Galactooligosaccharides (GOS) are carbohydrates which are nondigestable in humans and animals comprising two or more galactose molecules, typically up to nine, linked by glycosidic bonds. GOS's may also include one or more glucose molecules. One of the beneficial effects of GOS's is their ability of acting as prebiotic compounds by selectively stimulating the proliferation of beneficial colonic microorganisms such as bacteria to give physiological benefits to the consumer. The established health effects have resulted in a growing interest in GOSs as food ingredients for various types of food.
The enzyme β-galactosidase (EC 3.2.1.23) usually hydrolyses lactose to the monosaccharides D-glucose and D-galactose. In the normal enzyme reaction of β-galactosidases, the enzyme hydrolyses lactose and transiently binds the galactose monosaccharide in a galactose-enzyme complex that transfers galactose to the hydroxyl group of water, resulting in the liberation of D-galactose and D-glucose. However, at high lactose concentrations some β-galactosidases are able to transfer galactose to the hydroxyl groups of D-galactose or D-glucose in a process called transgalactosylation whereby galacto-oligosaccharides are produced. Also at high lactose concentrations some β-galactosidases are able to transfer galactose to the hydroxyl groups of lactose or higher order oligosaccharides.
The genus Bifidobacterium is one of the most commonly used types of bacteria cultures in the dairy industry for fermenting a variety of diary products. Ingestion of Bifidobacterium-containing products furthermore has a health-promoting effect. This effect is not only achieved by a lowered pH of the intestinal contents but also by the ability of Bifidobacterium to repopulate the intestinal flora in individuals who have had their intestinal flora disturbed by for example intake of antibiotics. Bifidobacterium furthermore has the potential of outcompeting potential harmful intestinal micro-organisms.

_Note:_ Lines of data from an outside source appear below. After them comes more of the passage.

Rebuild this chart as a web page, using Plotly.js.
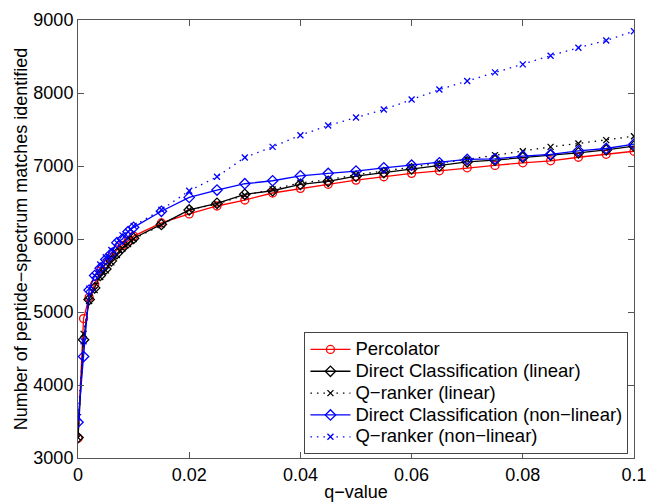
<!DOCTYPE html>
<html><head><meta charset="utf-8">
<script src="https://cdn.plot.ly/plotly-3.0.1.min.js"></script>
<style>html,body{margin:0;padding:0;background:#fff}#chart{width:648px;height:502px}</style>
</head><body><div id="chart"></div>
<script>
const qValues = [0,0.001,0.002,0.003,0.004,0.005,0.006,0.007,0.008,0.009,0.01,
  0.015,0.02,0.025,0.03,0.035,0.04,0.045,0.05,0.055,0.06,0.065,0.07,0.075,0.08,0.085,0.09,0.095,0.1];
const percolator = [3270,4910,5200,5380,5560,5660,5750,5850,5910,5970,6040,
  6220,6343,6452,6534,6630,6694,6749,6807,6853,6899,6934,6975,7008,7044,7071,7120,7160,7202];
const dcLinear = [3280,4620,5170,5330,5500,5590,5700,5800,5880,5950,6010,
  6200,6398,6489,6612,6661,6749,6790,6860,6910,6960,7000,7057,7080,7117,7150,7180,7220,7272];
const qrLinear = [3280,4700,5150,5300,5480,5570,5680,5780,5870,5930,6000,
  6190,6400,6480,6600,6680,6770,6810,6880,6930,6990,7040,7090,7149,7203,7262,7309,7354,7408];
const dcNonLinear = [3490,4390,5300,5500,5600,5720,5800,5950,6000,6100,6160,
  6380,6570,6671,6757,6798,6866,6899,6930,6975,7012,7044,7090,7098,7135,7158,7208,7240,7299];
const qrNonLinear = [3560,4600,5320,5500,5650,5750,5850,5950,6050,6100,6180,
  6400,6661,6852,7117,7262,7422,7554,7664,7773,7910,8047,8164,8283,8392,8511,8620,8720,8847];
const seriesNames = ["Percolator","Direct Classification (linear)","Q\u2212ranker (linear)",
  "Direct Classification (non\u2212linear)","Q\u2212ranker (non\u2212linear)"];
const xTicks = [0,0.02,0.04,0.06,0.08,0.1];
const xTickText = ["0","0.02","0.04","0.06","0.08","0.1"];
const yTicks = [3000,4000,5000,6000,7000,8000,9000];

const FONT = "Liberation Sans, Arial, sans-serif";
function tr(y, name, color, dash, symbol, size) {
  return {x: qValues, y: y, name: '<span style="font-size:18.5px">' + name + '</span>',
    type: "scatter", mode: "lines+markers",
    line: {color: color, width: 1.3, dash: dash},
    marker: {symbol: symbol, size: size, color: color, line: {color: color, width: 1.3}}};
}
const DOTS = "1.5px,5px";
const data = [
  tr(percolator, seriesNames[0], "#ff0000", "solid", "circle-open", 8),
  tr(dcLinear, seriesNames[1], "#000000", "solid", "diamond-open", 8),
  tr(qrLinear, seriesNames[2], "#000000", DOTS, "x-thin-open", 6),
  tr(dcNonLinear, seriesNames[3], "#0000ff", "solid", "diamond-open", 8),
  tr(qrNonLinear, seriesNames[4], "#0000ff", DOTS, "x-thin-open", 6)
];
const axisCommon = {showgrid: false, zeroline: false, showline: true, mirror: "ticks",
  linecolor: "#555", linewidth: 1, ticks: "inside", ticklen: 6, tickcolor: "#555",
  tickfont: {family: FONT, size: 18, color: "#000"}};
const layout = {
  width: 648, height: 502,
  margin: {l: 78, r: 14, t: 20, b: 44},
  paper_bgcolor: "#fff", plot_bgcolor: "#fff",
  showlegend: true,
  xaxis: Object.assign({}, axisCommon, {range: [0, 0.1], tickvals: xTicks, ticktext: xTickText,
    title: {text: "q\u2212value", font: {family: FONT, size: 18, color: "#000"}, standoff: 2}}),
  yaxis: Object.assign({}, axisCommon, {range: [3000, 9000], tickvals: yTicks,
    title: {text: "Number of peptide\u2212spectrum matches identified", font: {family: FONT, size: 18, color: "#000"}, standoff: 1}}),
  legend: {x: 0.99, y: 0.008, xanchor: "right", yanchor: "bottom",
    bgcolor: "#fff", bordercolor: "#444", borderwidth: 1,
    font: {family: FONT, size: 14.5, color: "#000"}, tracegroupgap: 0, itemwidth: 40}
};
Plotly.newPlot("chart", data, layout, {staticPlot: true, displayModeBar: false});
</script></body></html>
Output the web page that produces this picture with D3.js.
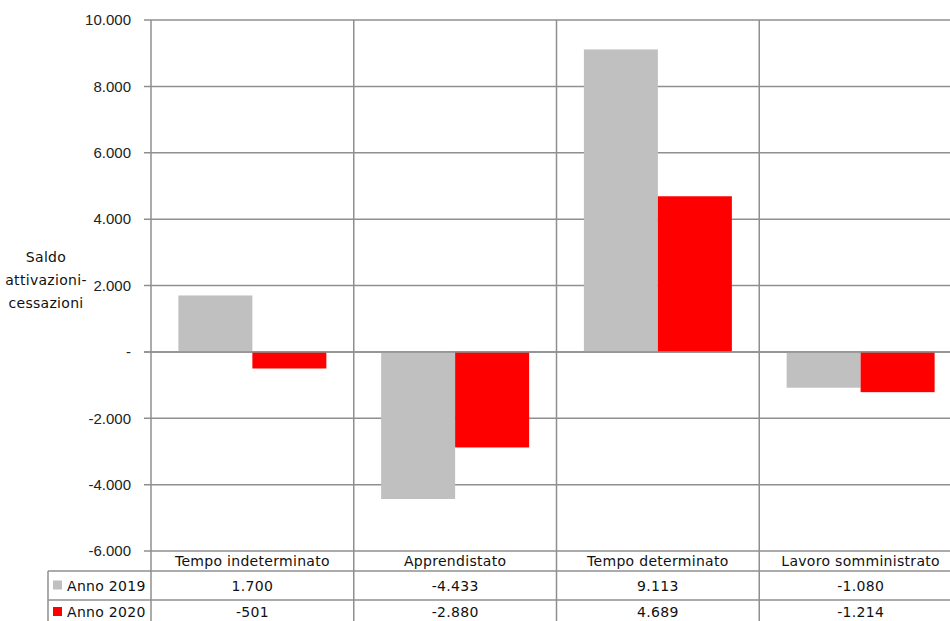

Galacto-oligosaccharides are known to enhance the growth of Bifidobacterium. This effect is likely achieved through the unique ability of Bifidobacterium to exploit galacto-oligosaccharides as a carbon source. Dietary supplement of galacto-oligosaccharides is furthermore thought to have a number of long-term disease protecting effects. For example, galacto-oligosaccharide intake has been shown to be highly protective against development of colorectal cancer in rats. There is therefore a great interest in developing cheap and efficient methods for producing galacto-oligosaccharides for use in the industry for improving dietary supplements and dairy products.
An extracellular lactase from Bifidobacterium bifidum DSM20215 truncated with approximately 580 amino acids (BIF3-d3) has been described as a transgalactosylating enzyme in a solution containing lactose solubilised in water (Jørgensen et al. (2001), Appl. Microbiol. Biotechnol., 57: 647-652). WO 01/90317 also describes a truncation variant (OLGA347) as being a transgalactosylating enzyme and in WO 2012/010597 OLGA347 was shown to transfer a galactose moiety to D-fucose, N-acetyl-galactosamine and xylose.
In WO 2009/071539 a differently truncated fragment compared to BIF3-d3 is described as resulting in efficient hydrolysis and very low production of GOS when tested in milk.
The Bifidobacterium bifidum lactase enzymes described above have the drawback of either requiring high lactose concentrations such as above 10% (w/w) in order to produce GOS, or a high surplus of another acceptor molecule to generate heterooligosaccharides. Furthermore, a molecule has been described that predominately having beta-galactosylase (hydrolase) activity.
There is still a need to develop enzymes that are efficient at producing GOS in applications with low lactose substrate levels such as in milk.